Even more striking evidence for this interpretation
is found in the following passages taken from Vatican II:'historical studies
make a signal contribution to bringing men to see things in their changeable
and evolutionary aspects... (25) Man's social nature make it evident that the
progress of the human person and the advance or society itself hinge on each
other...(25) Citizens have the right and duty... to contribute according to
their ability to the true progress of their community...(65) Developing nations
should strongly desire to seek the complete human fulfillment of their Citizens
as the explicit and fixed goal or progress... (86) ' ('The Church in the
Modern World')
'May the faithful, therefore, live in very close
union with the men of their time. Let them strive to understand perfectly their
way or thinking and feeling, as expressed in their culture. Let them blend modern
science and its theories and the understanding of the most recent discoveries
with Christian morality and doctrine. Thus their religious practice and morality
can keep pace with their scientific knowledge and with an ever-advancing technology.'
(Pastoral Constitution on the Church, P. 62.)

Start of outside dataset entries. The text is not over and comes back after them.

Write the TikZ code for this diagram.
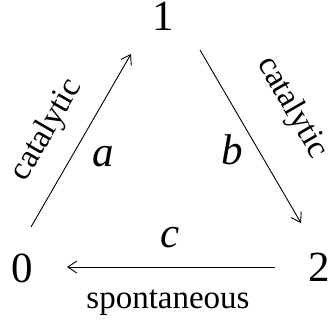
\documentclass[tikz,border=0pt]{standalone}
\usepackage{fontspec}
\setmainfont{Liberation Serif}
\usetikzlibrary{arrows.meta}
\begin{document}
\begin{tikzpicture}[x=1pt,y=-1pt,
  state/.style={inner sep=0pt,font=\fontsize{43}{50}\selectfont},
  lbl/.style={inner sep=0pt,font=\fontsize{43}{50}\selectfont\itshape},
  txt/.style={inner sep=0pt,font=\fontsize{33}{40}\selectfont},
  edge/.style={line width=0.9pt,-{Straight Barb[length=9pt,width=12pt,line width=0.9pt]}}]
\useasboundingbox (0,0) rectangle (329,325);
\node[state] (n1) at (163.5,16) {1};
\node[state] (n0) at (22,268) {0};
\node[state] (n2) at (319,267.5) {2};
\coordinate (a0) at (31,227);
\coordinate (a1) at (131,54);
\coordinate (b1) at (200,50);
\coordinate (b2) at (301,223);
\coordinate (c2) at (275,267);
\coordinate (c0) at (67,267);
\draw[edge] (a0) -- (a1);
\draw[edge] (b1) -- (b2);
\draw[edge] (c2) -- (c0);
\node[lbl] (la) at (103,156.5) {a};
\node[lbl] (lb) at (232.5,150) {b};
\node[lbl] (lc) at (170.5,238) {c};
\node[txt,rotate=60] (ca) at (47,130) {catalytic};
\node[txt,rotate=-60] (cb) at (292,108) {catalytic};
\node[txt,anchor=base] (sp) at (168,308) {spontaneous};
\end{tikzpicture}
\end{document}
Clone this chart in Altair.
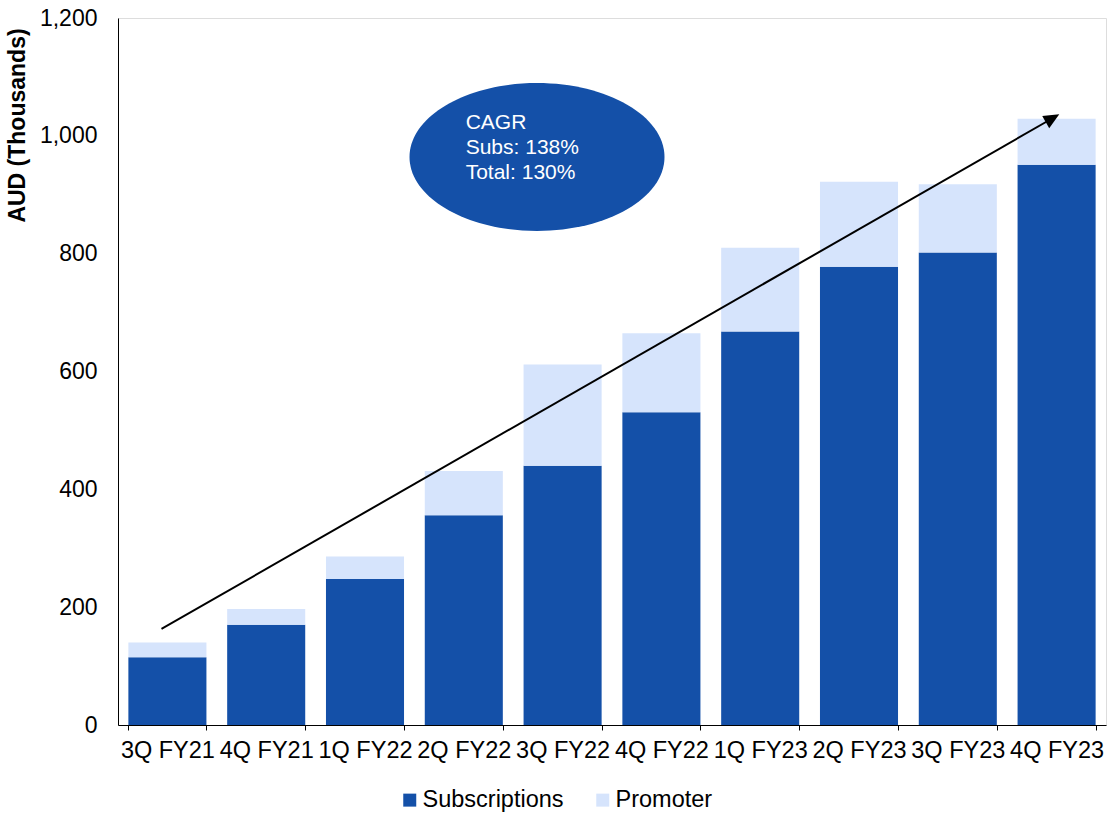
import altair as alt
import pandas as pd

quarters = ["3Q FY21", "4Q FY21", "1Q FY22", "2Q FY22", "3Q FY22",
            "4Q FY22", "1Q FY23", "2Q FY23", "3Q FY23", "4Q FY23"]
subscriptions = [115, 170, 248, 356, 440, 531, 668, 778, 802, 951]
promoter = [25, 27, 38, 75, 172, 134, 142, 144, 116, 78]

series_names = ["Subscriptions", "Promoter"]
series_colors = ["#1450A8", "#D6E4FC"]

# annotation data (x in band-index units, y in AUD thousands)
arrow_x = [0.44, 9.45]
arrow_y = [163, 1029]
arrow_tip_x = [9.527]
arrow_tip_y = [1036.5]
ellipse_x = [4.241]
ellipse_y = [964]
cagr_lines = ["CAGR", "Subs: 138%", "Total: 130%"]
cagr_x = [3.519, 3.519, 3.519]
cagr_y = [1021.8, 979.3, 936.9]

FONT = "Liberation Sans"
W, H = 988, 707

rows = []
for i, q in enumerate(quarters):
    rows.append({"quarter": q, "series": "Subscriptions", "value": subscriptions[i], "ord": 0})
    rows.append({"quarter": q, "series": "Promoter", "value": promoter[i], "ord": 1})
bars_df = pd.DataFrame(rows)

yscale = alt.Scale(domain=[0, 1200], nice=False, zero=True)
xq = alt.Scale(domain=[0, 10], nice=False, zero=False)

bars = alt.Chart(bars_df).mark_bar().encode(
    x=alt.X("quarter:N", sort=quarters,
            scale=alt.Scale(paddingInner=0.21, paddingOuter=0.105),
            axis=alt.Axis(title=None, labelAngle=0, labelOverlap=False,
                          labelFontSize=23.5, labelFont=FONT, labelColor="black",
                          labelBound=False, labelFlush=False, labelLimit=0,
                          tickBand="extent", tickSize=5, tickColor="black",
                          domainColor="black", labelPadding=8)),
    y=alt.Y("value:Q", stack="zero", scale=yscale,
            axis=alt.Axis(title="AUD (Thousands)", values=[0, 200, 400, 600, 800, 1000, 1200],
                          format=",d", grid=False, ticks=False, labelPadding=21,
                          labelFontSize=23, labelFont=FONT, labelColor="black",
                          domainColor="black",
                          titleFontSize=23, titleFont=FONT, titleFontWeight="bold",
                          titleColor="black", titleAngle=-90, titleX=-101, titleY=107,
                          titleAlign="center", titleBaseline="middle")),
    color=alt.Color("series:N",
                    scale=alt.Scale(domain=series_names, range=series_colors),
                    legend=alt.Legend(title=None, orient="none", direction="horizontal",
                                      legendX=280, legendY=770, symbolType="square",
                                      symbolSize=169, symbolStrokeWidth=0,
                                      labelFontSize=23.5, labelFont=FONT, labelColor="black",
                                      labelOffset=1, columnPadding=27, padding=0)),
    order=alt.Order("ord:Q", sort="ascending"),
)

arrow_df = pd.DataFrame({"x": arrow_x, "value": arrow_y})
arrow = alt.Chart(arrow_df).mark_line(color="black", strokeWidth=2).encode(
    x=alt.X("x:Q", scale=xq, axis=None),
    y=alt.Y("value:Q", scale=yscale, axis=None),
)

tip_df = pd.DataFrame({"x": arrow_tip_x, "value": arrow_tip_y})
tip = alt.Chart(tip_df).mark_point(
    shape="M 0 0 L 0.45 1 L -0.45 1 Z", size=973, filled=True,
    color="black", opacity=1, strokeWidth=0, angle=60.2,
).encode(
    x=alt.X("x:Q", scale=xq, axis=None),
    y=alt.Y("value:Q", scale=yscale, axis=None),
)

ell_df = pd.DataFrame({"x": ellipse_x, "value": ellipse_y})
ellipse = alt.Chart(ell_df).mark_point(
    shape="M -1 0 A 1 0.58 0 1 1 1 0 A 1 0.58 0 1 1 -1 0 Z", size=65025,
    filled=True, color="#1450A8", opacity=1, strokeWidth=0,
).encode(
    x=alt.X("x:Q", scale=xq, axis=None),
    y=alt.Y("value:Q", scale=yscale, axis=None),
)

txt_df = pd.DataFrame({"x": cagr_x, "value": cagr_y, "label": cagr_lines})
texts = alt.Chart(txt_df).mark_text(
    align="left", baseline="middle", fontSize=21, font=FONT, color="white",
).encode(
    x=alt.X("x:Q", scale=xq, axis=None),
    y=alt.Y("value:Q", scale=yscale, axis=None),
    text="label:N",
)

chart = alt.layer(bars, arrow, tip, ellipse, texts).resolve_scale(
    x="independent"
).resolve_axis(y="independent").properties(
    width=W, height=H,
    autosize=alt.AutoSizeParams(type="none"),
    padding={"left": 118, "top": 18, "right": 1, "bottom": 89},
).configure_view(stroke=None).configure(background="white")

chart.save("out.html", embed_options={"renderer": "svg", "actions": False})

We have then highlighted one of the more significant
changes introduced by Vatican II. The Church of All Times has been changed into
'the Church of our times'. A 'static' Church has been converted into an 'evolutionary
and progressivist' church committed to continual adaptation. But, it will be
asked, does the post-Conciliar Church apply these dubious principles
to doctrine? Despite a certain ambiguity, the majority of theologians
hold that it does. The catchword is 'development' which allows
for various shades of meaning. It has been used by the Fathers of the Church
to describe the legitimate expression of principles in new ways, analogous to
the growth and flowering of a tree. But it has also been used by modern man
as applied to the development of man from apes.